REPUBLIKA.CO.ID,JAKARTA -- Mantan kuasa hukum Susno Duadji, Johnny Situwanda, kembali tidak menghadiri pemanggilan tim independen Polri sebagai tersangka. Jika dalam waktu seminggu Johny tidak menghadiri pemanggilan, maka Polri akan melakukan penangkapan terhadap pengacara tersebut.
Wakadiv Humas Polri, Brigjen Pol Zainuri Lubis, mengatakan ketidakhadiran Jhony termasuk hal yang memberatkan dalam proses penyidikan. "(Ketidakhadiran) akan mempersulitkan penyidik dan menyulitkan diri sendiri,"ungkap Zainuri kepada wartawan di Jakarta, Senin (31/5).
Johnny sendiri dipanggil menjadi tersangka berdasarkan surat panggilan bernomor : S.Pgl/V/2010/Dit.III/Tipikor& WCC tertanggal 26 Mei 2010 dari tim independen Bareskrim Mabes Polri.
Sebelumnya, Johnny telah dipanggil oleh penyidik pada (19/5) dan (24/5) sebagai saksi atas kasus gratifikasi. Namun Jhonny tidak datang dalam dua jadwal pemeriksaan tersebut dengan alasan sedang melakukan tugasnya sebagai advokat.
Sementara, atas pemanggilan Johnny sebagai tersangka pada hari ini berkaitan dengan Kasus sengketa antar-investor pembangunan kawasan wisata terpadu yang berbatasan dengan Observatorium Bosscha, Lembang.
Dalam kasus tersebut, PT Baru Adjak (PT.BA) menggugat mitra usahanya, PT. Bintang Mentari Perkasa (PT.BMP) karena merasa telah dirugikan atas kepemilikan lahan seluas 64 hektar pada 2008 lalu.
Susno Duadji, yang saat itu menjadi Kapolda Jawa Barat, disebut-sebut menerima aliran dana dari Jhony Situwanda yang ketika itu menjadi kuasa hukum PT. BMP untuk menghentikan kasus itu. Belakangan diketahui terdapat laporan PPATK yang merekam jejak aliran dana dari Jhony terhadap Susno Duadji.

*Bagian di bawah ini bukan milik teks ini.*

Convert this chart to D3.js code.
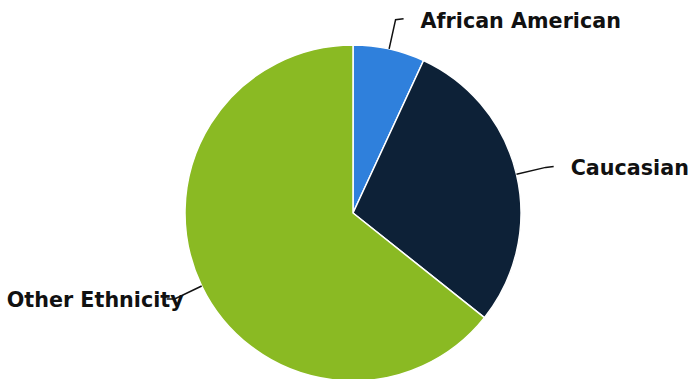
<!DOCTYPE html>
<html><head><meta charset="utf-8">
<script src="https://cdn.jsdelivr.net/npm/d3@7"></script>
<style>body{margin:0;background:#fff}svg{display:block}</style>
</head><body>
<script>
const categories = ["African American", "Caucasian", "Other Ethnicity"];
const values = [6.9, 28.8, 64.3];
const colors = ["#2f80dc", "#0d2137", "#8aba23"];

const W = 690, H = 379, cx = 353, cy = 213, R = 168;
const svg = d3.select("body").append("svg").attr("width", W).attr("height", H);
const g = svg.append("g").attr("transform", `translate(${cx},${cy})`);
const data = categories.map((c, i) => ({c, v: values[i], col: colors[i]}));
const pie = d3.pie().value(d => d.v).sort(null);
const arc = d3.arc().innerRadius(0).outerRadius(R);
const arcs = pie(data);
g.selectAll("path.slice").data(arcs).join("path")
  .attr("d", arc).attr("fill", d => d.data.col)
  .attr("stroke", "#fff").attr("stroke-width", 1.5).attr("stroke-linejoin", "round");

arcs.forEach(a => {
  const m = (a.startAngle + a.endAngle) / 2;
  const s = Math.sin(m), c = -Math.cos(m);
  const right = s >= 0;
  const p0 = [R * s, R * c];
  const p1 = [(R + 30) * s, (R + 30) * c];
  const p2 = [p1[0] + (right ? 8 : -8), p1[1] - (right ? 1 : 0)];
  g.append("path").attr("d", d3.line()([p0, p1, p2]))
    .attr("fill", "none").attr("stroke", "#111").attr("stroke-width", 1.5);
  g.append("text")
    .attr("x", right ? p1[0] + 25 : p1[0] + 9)
    .attr("y", p1[1] + 8)
    .attr("text-anchor", right ? "start" : "end")
    .attr("font-family", "DejaVu Sans")
    .attr("font-weight", "bold").attr("font-size", 20.7).attr("fill", "#111")
    .text(a.data.c);
});
</script>
</body></html>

Kuasa hukum JS, Sutedja Sugiyanto, mengaku kliennya akan hadir dalam kurun waktu bulan Juni ini. "Klien kami akan hadir dan menghadap pada kesempatan pertama setelah berada di Indonesia,"ungkapnya kepada wartawan, di Jakarta, Senin (31/5).
Kuasa hukum lainnya, Sugianto Sulaiman, menyesalkan beredarnya Laporan Hasil Analisis (LHA) atas nama Jhony Situwanda. Menurutnya, beredarnya LHA tersebut melanggar Pasal 42 UU RI Tahun 1998 tentang Perubahan atas UU No.7 Tahun 1992 tentang Perbankan Jo Pasal 6 Peraturan Bank Indonesia No.2/19/PB/2000.
Dalam Beleid tersebut, ungkap Sugianto, LHA PPATK hanya dapat diungkap kepada tersangka, terdakwa atau terlapor karena sifatnya merupakan rahasia. "Bagi siapa saja yang membocorkan laporan tersebut maka orang yang bersangkutan dapat dituntut secara pidana,"ujarnya.